Leave out the pictures, then reproduce the rest of the material exactly.

## Stored data:
= = = =
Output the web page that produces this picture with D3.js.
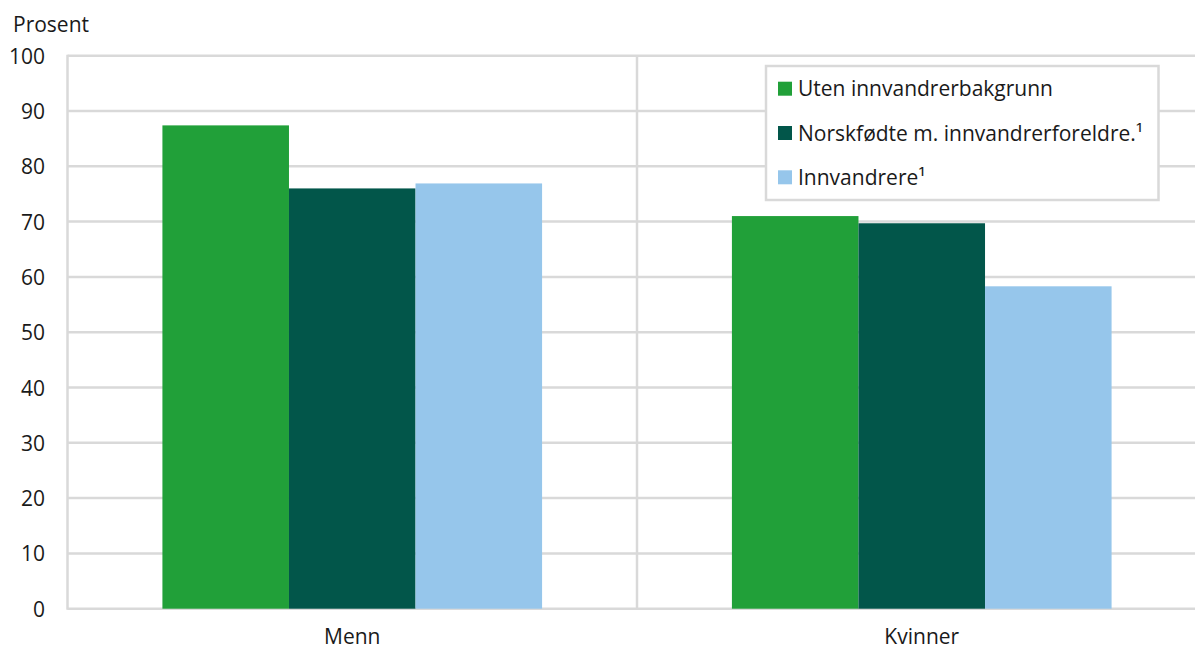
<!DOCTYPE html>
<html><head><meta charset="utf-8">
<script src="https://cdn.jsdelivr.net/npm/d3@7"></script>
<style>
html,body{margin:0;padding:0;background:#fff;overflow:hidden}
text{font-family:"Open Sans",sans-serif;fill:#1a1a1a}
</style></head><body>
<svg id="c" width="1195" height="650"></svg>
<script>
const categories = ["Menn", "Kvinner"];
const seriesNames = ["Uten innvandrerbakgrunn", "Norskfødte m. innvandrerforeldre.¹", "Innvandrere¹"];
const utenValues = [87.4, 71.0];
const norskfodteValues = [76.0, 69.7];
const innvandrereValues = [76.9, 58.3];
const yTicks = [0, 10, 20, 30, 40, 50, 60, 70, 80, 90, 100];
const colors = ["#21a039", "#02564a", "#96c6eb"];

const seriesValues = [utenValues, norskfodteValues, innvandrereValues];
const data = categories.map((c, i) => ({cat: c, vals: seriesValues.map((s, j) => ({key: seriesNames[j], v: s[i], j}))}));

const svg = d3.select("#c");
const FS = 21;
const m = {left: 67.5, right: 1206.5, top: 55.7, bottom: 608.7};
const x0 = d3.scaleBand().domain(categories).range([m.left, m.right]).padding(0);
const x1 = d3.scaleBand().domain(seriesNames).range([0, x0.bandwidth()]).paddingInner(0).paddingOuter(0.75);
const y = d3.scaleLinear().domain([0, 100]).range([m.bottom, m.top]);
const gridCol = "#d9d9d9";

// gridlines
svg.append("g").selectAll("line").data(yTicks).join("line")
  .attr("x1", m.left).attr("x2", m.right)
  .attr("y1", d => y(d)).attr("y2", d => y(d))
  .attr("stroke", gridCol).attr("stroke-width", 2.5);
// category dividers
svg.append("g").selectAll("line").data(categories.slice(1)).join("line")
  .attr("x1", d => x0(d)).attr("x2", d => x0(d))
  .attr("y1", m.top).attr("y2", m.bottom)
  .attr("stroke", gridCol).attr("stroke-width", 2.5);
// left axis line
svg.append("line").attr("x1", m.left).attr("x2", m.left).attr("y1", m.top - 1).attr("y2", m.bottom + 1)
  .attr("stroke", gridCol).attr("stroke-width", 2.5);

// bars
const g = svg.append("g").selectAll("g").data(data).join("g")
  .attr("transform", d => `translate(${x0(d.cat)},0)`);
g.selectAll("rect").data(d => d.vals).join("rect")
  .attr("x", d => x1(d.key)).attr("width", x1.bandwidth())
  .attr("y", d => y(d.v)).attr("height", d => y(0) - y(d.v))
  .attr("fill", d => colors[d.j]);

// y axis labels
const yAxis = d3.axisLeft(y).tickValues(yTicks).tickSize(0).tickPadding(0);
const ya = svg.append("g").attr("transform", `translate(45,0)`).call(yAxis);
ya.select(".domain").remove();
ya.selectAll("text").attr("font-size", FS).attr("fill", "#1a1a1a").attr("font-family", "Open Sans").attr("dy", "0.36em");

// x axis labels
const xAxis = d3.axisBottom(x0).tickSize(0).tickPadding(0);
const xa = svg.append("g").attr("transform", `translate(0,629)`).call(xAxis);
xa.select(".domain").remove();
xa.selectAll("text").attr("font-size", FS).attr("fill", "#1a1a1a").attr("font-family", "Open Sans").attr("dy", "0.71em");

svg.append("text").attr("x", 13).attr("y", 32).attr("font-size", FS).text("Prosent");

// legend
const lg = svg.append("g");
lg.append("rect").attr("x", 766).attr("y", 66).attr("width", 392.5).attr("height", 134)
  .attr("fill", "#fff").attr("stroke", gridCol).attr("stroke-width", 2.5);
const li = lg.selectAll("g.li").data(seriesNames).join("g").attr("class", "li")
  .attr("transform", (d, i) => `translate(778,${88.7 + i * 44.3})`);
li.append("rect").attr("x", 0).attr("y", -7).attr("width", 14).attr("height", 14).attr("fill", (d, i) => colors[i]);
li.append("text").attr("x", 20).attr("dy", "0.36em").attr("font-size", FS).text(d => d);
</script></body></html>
= = = =
## Task response:
Output the web page that produces this picture with D3.js.
<!DOCTYPE html>
<html><head><meta charset="utf-8">
<script src="https://cdn.jsdelivr.net/npm/d3@7"></script>
<style>
html,body{margin:0;padding:0;background:#fff;overflow:hidden}
text{font-family:"Open Sans",sans-serif;fill:#1a1a1a}
</style></head><body>
<svg id="c" width="1195" height="650"></svg>
<script>
const categories = ["Menn", "Kvinner"];
const seriesNames = ["Uten innvandrerbakgrunn", "Norskfødte m. innvandrerforeldre.¹", "Innvandrere¹"];
const utenValues = [87.4, 71.0];
const norskfodteValues = [76.0, 69.7];
const innvandrereValues = [76.9, 58.3];
const yTicks = [0, 10, 20, 30, 40, 50, 60, 70, 80, 90, 100];
const colors = ["#21a039", "#02564a", "#96c6eb"];

const seriesValues = [utenValues, norskfodteValues, innvandrereValues];
const data = categories.map((c, i) => ({cat: c, vals: seriesValues.map((s, j) => ({key: seriesNames[j], v: s[i], j}))}));

const svg = d3.select("#c");
const FS = 21;
const m = {left: 67.5, right: 1206.5, top: 55.7, bottom: 608.7};
const x0 = d3.scaleBand().domain(categories).range([m.left, m.right]).padding(0);
const x1 = d3.scaleBand().domain(seriesNames).range([0, x0.bandwidth()]).paddingInner(0).paddingOuter(0.75);
const y = d3.scaleLinear().domain([0, 100]).range([m.bottom, m.top]);
const gridCol = "#d9d9d9";

// gridlines
svg.append("g").selectAll("line").data(yTicks).join("line")
  .attr("x1", m.left).attr("x2", m.right)
  .attr("y1", d => y(d)).attr("y2", d => y(d))
  .attr("stroke", gridCol).attr("stroke-width", 2.5);
// category dividers
svg.append("g").selectAll("line").data(categories.slice(1)).join("line")
  .attr("x1", d => x0(d)).attr("x2", d => x0(d))
  .attr("y1", m.top).attr("y2", m.bottom)
  .attr("stroke", gridCol).attr("stroke-width", 2.5);
// left axis line
svg.append("line").attr("x1", m.left).attr("x2", m.left).attr("y1", m.top - 1).attr("y2", m.bottom + 1)
  .attr("stroke", gridCol).attr("stroke-width", 2.5);

// bars
const g = svg.append("g").selectAll("g").data(data).join("g")
  .attr("transform", d => `translate(${x0(d.cat)},0)`);
g.selectAll("rect").data(d => d.vals).join("rect")
  .attr("x", d => x1(d.key)).attr("width", x1.bandwidth())
  .attr("y", d => y(d.v)).attr("height", d => y(0) - y(d.v))
  .attr("fill", d => colors[d.j]);

// y axis labels
const yAxis = d3.axisLeft(y).tickValues(yTicks).tickSize(0).tickPadding(0);
const ya = svg.append("g").attr("transform", `translate(45,0)`).call(yAxis);
ya.select(".domain").remove();
ya.selectAll("text").attr("font-size", FS).attr("fill", "#1a1a1a").attr("font-family", "Open Sans").attr("dy", "0.36em");

// x axis labels
const xAxis = d3.axisBottom(x0).tickSize(0).tickPadding(0);
const xa = svg.append("g").attr("transform", `translate(0,629)`).call(xAxis);
xa.select(".domain").remove();
xa.selectAll("text").attr("font-size", FS).attr("fill", "#1a1a1a").attr("font-family", "Open Sans").attr("dy", "0.71em");

svg.append("text").attr("x", 13).attr("y", 32).attr("font-size", FS).text("Prosent");

// legend
const lg = svg.append("g");
lg.append("rect").attr("x", 766).attr("y", 66).attr("width", 392.5).attr("height", 134)
  .attr("fill", "#fff").attr("stroke", gridCol).attr("stroke-width", 2.5);
const li = lg.selectAll("g.li").data(seriesNames).join("g").attr("class", "li")
  .attr("transform", (d, i) => `translate(778,${88.7 + i * 44.3})`);
li.append("rect").attr("x", 0).attr("y", -7).attr("width", 14).attr("height", 14).attr("fill", (d, i) => colors[i]);
li.append("text").attr("x", 20).attr("dy", "0.36em").attr("font-size", FS).text(d => d);
</script></body></html>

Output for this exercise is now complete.